Nationwide, more than 1,100 arts organizations -- all the major institutions in every significant city -- shrouded their canvases and covered their sculptures in memory of the artists (and everyone else) who had died of AIDS.

“The first time gave the media a different way of talking about AIDS,” O’Connell says. “It was very exciting. The enormous success of that first Day Without Art in 1989 forced us to reassess whether we would be an informal collective doing projects or we were going to become an organization.” The arts community rallied and offered individual fellowships from Art Matters Inc. to O’Connell and Alexander Gray. Suddenly O’Connell had a new job.

When O’Connell talks about his current job, it’s as if Glinda the Good Witch had granted his wishes. “I have this terrific job. It’s amazing to work with this many brilliant, committed people. I’ve always wanted to work with artists.”

Wish again: “My boyfriend [Jimmy Morrow] is the best boyfriend in the world.” O’Connell is HIV positive, Jimmy is negative. That’s kind of a miracle. My life is full of them. Sometimes you think when you’re HIV positive, well maybe you’ll be dating but you really won’t be seeing anybody because who wants to get involved with someone who might get sick? Well, Jimmy’s friend died. He’s been down this road before. We made a decision to go forward."

As the originator of the Red Ribbon Project, Visual AIDS turned a simple piece of cloth ino the most widespread symbol of AIDS. “We’re a programming organization. We’re trying to understand the impact AIDS has had on the arts not just by presenting the artists’ response to AIDS, but by asking what we can do with that? I think that success is seen with the ribbon project. We created this public participatory artwork that has, in two-and-a-half years, become this international icon,” says O’Connell.
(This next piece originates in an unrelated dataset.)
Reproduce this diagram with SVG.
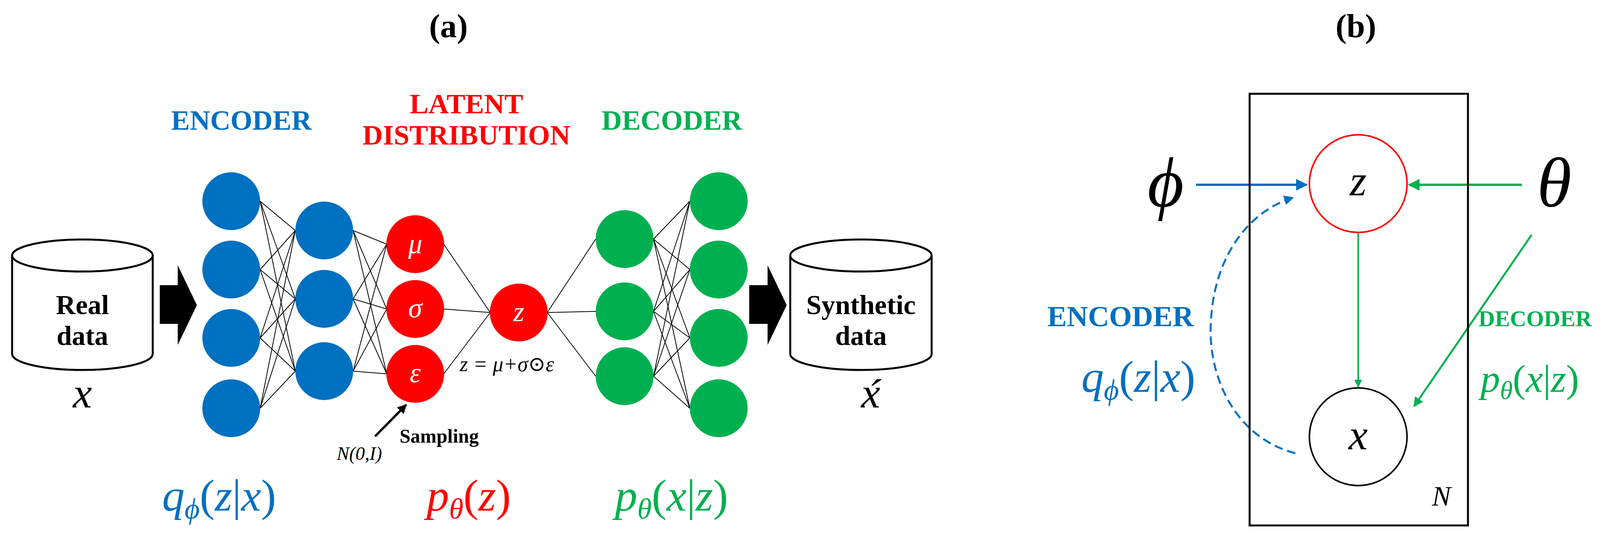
<svg xmlns="http://www.w3.org/2000/svg" width="4281" height="1372" viewBox="0 0 4281 1372">
<style>
.t{font-family:"Liberation Serif",serif;font-weight:bold}
.m{font-family:"Liberation Serif","DejaVu Serif",serif;font-style:italic}
.enc{fill:#0070C0}.lat{fill:#FF0000}.dec{fill:#00B050}
.cyl{fill:#fff;stroke:#000;stroke-width:5}
.nn line{stroke:#000;stroke-width:2}
.w{fill:#fff;font-family:"Liberation Serif",serif;font-style:italic;font-size:72px;text-anchor:middle}
</style>
<defs>
<marker id="ab" viewBox="0 0 10 10" refX="9" refY="5" markerWidth="5" markerHeight="5" orient="auto"><path d="M0,0L10,5L0,10z" fill="#0070C0"/></marker>
<marker id="ag" viewBox="0 0 10 10" refX="9" refY="5" markerWidth="5" markerHeight="5" orient="auto"><path d="M0,0L10,5L0,10z" fill="#00B050"/></marker>
<marker id="ak" viewBox="0 0 10 10" refX="9" refY="5" markerWidth="4" markerHeight="4" orient="auto"><path d="M0,0L10,5L0,10z" fill="#000"/></marker>
</defs>
<rect width="4281" height="1372" fill="#fff"/>
<text class="t" x="1148" y="95" font-size="85" text-anchor="middle">(a)</text>
<text class="t" x="3471" y="95" font-size="85" text-anchor="middle">(b)</text>
<text class="t enc" x="618" y="332" font-size="72" text-anchor="middle">ENCODER</text>
<text class="t lat" x="1194" y="290" font-size="72" text-anchor="middle">LATENT</text>
<text class="t lat" x="1194" y="370" font-size="72" text-anchor="middle">DISTRIBUTION</text>
<text class="t dec" x="1720" y="332" font-size="72" text-anchor="middle">DECODER</text>
<g id="connectors">
<g class="nn">
<line x1="666" y1="515" x2="756" y2="590"/><line x1="666" y1="515" x2="756" y2="765"/><line x1="666" y1="515" x2="756" y2="950"/>
<line x1="666" y1="690" x2="756" y2="590"/><line x1="666" y1="690" x2="756" y2="765"/><line x1="666" y1="690" x2="756" y2="950"/>
<line x1="666" y1="865" x2="756" y2="590"/><line x1="666" y1="865" x2="756" y2="765"/><line x1="666" y1="865" x2="756" y2="950"/>
<line x1="666" y1="1045" x2="756" y2="590"/><line x1="666" y1="1045" x2="756" y2="765"/><line x1="666" y1="1045" x2="756" y2="950"/>
<line x1="904" y1="590" x2="990" y2="625"/><line x1="904" y1="590" x2="990" y2="791"/><line x1="904" y1="590" x2="990" y2="957"/>
<line x1="904" y1="765" x2="990" y2="625"/><line x1="904" y1="765" x2="990" y2="791"/><line x1="904" y1="765" x2="990" y2="957"/>
<line x1="904" y1="950" x2="990" y2="625"/><line x1="904" y1="950" x2="990" y2="791"/><line x1="904" y1="950" x2="990" y2="957"/>
<line x1="1136" y1="625" x2="1255" y2="800"/><line x1="1136" y1="791" x2="1255" y2="800"/><line x1="1136" y1="957" x2="1255" y2="800"/>
<line x1="1401" y1="800" x2="1525" y2="612"/><line x1="1401" y1="800" x2="1525" y2="797"/><line x1="1401" y1="800" x2="1525" y2="963"/>
<line x1="1673" y1="612" x2="1766" y2="515"/><line x1="1673" y1="612" x2="1766" y2="690"/><line x1="1673" y1="612" x2="1766" y2="865"/><line x1="1673" y1="612" x2="1766" y2="1045"/>
<line x1="1673" y1="797" x2="1766" y2="515"/><line x1="1673" y1="797" x2="1766" y2="690"/><line x1="1673" y1="797" x2="1766" y2="865"/><line x1="1673" y1="797" x2="1766" y2="1045"/>
<line x1="1673" y1="963" x2="1766" y2="515"/><line x1="1673" y1="963" x2="1766" y2="690"/><line x1="1673" y1="963" x2="1766" y2="865"/><line x1="1673" y1="963" x2="1766" y2="1045"/>
</g>
<line x1="960" y1="1117" x2="1040" y2="1036" stroke="#000" stroke-width="6" marker-end="url(#ak)"/>
<path d="M409,730H455V679L504,781L455,883V829H409z" fill="#000"/>
<path d="M1918,730H1965V679L2014,781L1965,883V829H1918z" fill="#000"/>
<line x1="3062" y1="473" x2="3345" y2="473" stroke="#0070C0" stroke-width="6" marker-end="url(#ab)"/>
<line x1="3896" y1="473" x2="3607" y2="473" stroke="#00B050" stroke-width="6" marker-end="url(#ag)"/>
<line x1="3477" y1="596" x2="3477" y2="990" stroke="#00B050" stroke-width="4" marker-end="url(#ag)"/>
<line x1="3921" y1="601" x2="3620" y2="1040" stroke="#00B050" stroke-width="5" marker-end="url(#ag)"/>
<path d="M3316,1160C3160,1120 3090,960 3100,820C3110,650 3200,540 3310,506" fill="none" stroke="#0070C0" stroke-width="5" stroke-dasharray="22,12" marker-end="url(#ab)"/>
</g>
<g id="real-data">
<path class="cyl" d="M31,654V906A180,41 0 0 0 391,906V654"/>
<ellipse class="cyl" cx="211" cy="654" rx="180" ry="41"/>
<text class="t" x="211" y="804" font-size="70" text-anchor="middle">Real</text>
<text class="t" x="211" y="883" font-size="70" text-anchor="middle">data</text>
<text class="m" x="211" y="1043" font-size="110" text-anchor="middle">x</text>
</g>
<g id="synthetic-data">
<path class="cyl" d="M2023,654V906A181,41 0 0 0 2385,906V654"/>
<ellipse class="cyl" cx="2204" cy="654" rx="181" ry="41"/>
<text class="t" x="2204" y="804" font-size="70" text-anchor="middle">Synthetic</text>
<text class="t" x="2204" y="883" font-size="70" text-anchor="middle">data</text>
<text class="m" x="2229" y="1043" font-size="110" text-anchor="middle">x́</text>
</g>
<g id="encoder" class="enc">
<circle cx="592" cy="515" r="74"/><circle cx="592" cy="690" r="74"/><circle cx="592" cy="865" r="74"/><circle cx="592" cy="1045" r="74"/>
<circle cx="830" cy="590" r="74"/><circle cx="830" cy="765" r="74"/><circle cx="830" cy="950" r="74"/>
</g>
<g id="latent" class="lat">
<circle cx="1063" cy="625" r="74"/><circle cx="1063" cy="791" r="74"/><circle cx="1063" cy="957" r="74"/>
<circle cx="1328" cy="800" r="74"/>
<text class="w" x="1063" y="648">μ</text>
<text class="w" x="1063" y="812">σ</text>
<text class="w" x="1063" y="978">ε</text>
<text class="w" x="1328" y="822">z</text>
</g>
<g id="decoder" class="dec">
<circle cx="1599" cy="612" r="74"/><circle cx="1599" cy="797" r="74"/><circle cx="1599" cy="963" r="74"/>
<circle cx="1840" cy="515" r="74"/><circle cx="1840" cy="690" r="74"/><circle cx="1840" cy="865" r="74"/><circle cx="1840" cy="1045" r="74"/>
</g>
<text class="m" x="1177" y="950" font-size="54" font-style="normal">z = <tspan font-style="italic">μ</tspan>+<tspan font-style="italic">σ</tspan>⊙<tspan font-style="italic">ε</tspan></text>
<text class="m" x="862" y="1177" font-size="48">N(0,I)</text>
<text class="t" x="1023" y="1133" font-size="50">Sampling</text>
<text class="m enc" x="415" y="1307" font-size="115">q<tspan font-size="75" dy="20">ϕ</tspan><tspan dy="-20" font-style="normal">(</tspan>z<tspan font-style="normal">|</tspan>x<tspan font-style="normal">)</tspan></text>
<text class="m lat" x="1092" y="1307" font-size="115">p<tspan font-size="75" dy="20">θ</tspan><tspan dy="-20" font-style="normal">(</tspan>z<tspan font-style="normal">)</tspan></text>
<text class="m dec" x="1574" y="1307" font-size="115">p<tspan font-size="75" dy="20">θ</tspan><tspan dy="-20" font-style="normal">(</tspan>x<tspan font-style="normal">|</tspan>z<tspan font-style="normal">)</tspan></text>
<g id="plate">
<rect x="3199" y="240" width="559" height="1105" fill="none" stroke="#000" stroke-width="5"/>
<text class="m" x="3690" y="1294" font-size="72" text-anchor="middle">N</text>
</g>
<g id="node-z">
<circle cx="3477" cy="470" r="125" fill="#fff" stroke="#FF0000" stroke-width="4"/>
<text class="m" x="3477" y="500" font-size="110" text-anchor="middle">z</text>
</g>
<g id="node-x">
<circle cx="3477" cy="1118" r="125" fill="#fff" stroke="#000" stroke-width="4"/>
<text class="m" x="3477" y="1150" font-size="110" text-anchor="middle">x</text>
</g>
<g id="phi"><text class="m" x="2984" y="528" font-size="180" text-anchor="middle">ϕ</text></g>
<g id="theta"><text class="m" x="3979" y="528" font-size="180" text-anchor="middle">θ</text></g>
<text class="t enc" x="3056" y="835" font-size="75" text-anchor="end">ENCODER</text>
<text class="m enc" x="3060" y="1003" font-size="115" text-anchor="end">q<tspan font-size="75" dy="20">ϕ</tspan><tspan dy="-20" font-style="normal">(</tspan>z<tspan font-style="normal">|</tspan>x<tspan font-style="normal">)</tspan></text>
<text class="t dec" x="3785" y="835" font-size="58">DECODER</text>
<text class="m dec" x="3790" y="1003" font-size="100">p<tspan font-size="66" dy="18">θ</tspan><tspan dy="-18" font-style="normal">(</tspan>x<tspan font-style="normal">|</tspan>z<tspan font-style="normal">)</tspan></text>
</svg>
If O’Connell seems passionately committed, it’s a natural reaction, a way of fighting back against the loss. He calculates that from close friends to mere professional acquaintances, he can list some 900 people he has known who have died from AIDS, but he insists this is not unusual. “I can live with the fact that like my grandmother, who just died at the age of 96, I am almost stripped and bereft of contemporaries who remember me as young and cute and vibrant. Part of our definition is the reflection we get from our friends. It’s painful that that is all gone.”

He seems particularly proud that his organization has “provided a way for the art community to heal itself, to mourn and to go into a process of healing. We have helped stretch the terms of responsibility for cultural institutions.”

Visual AIDS continues to reassure a whole community by saying: “This is appropriate, and it’s your responsibility to educate your public.” Patrick O’Connell is out there doing his part, visually.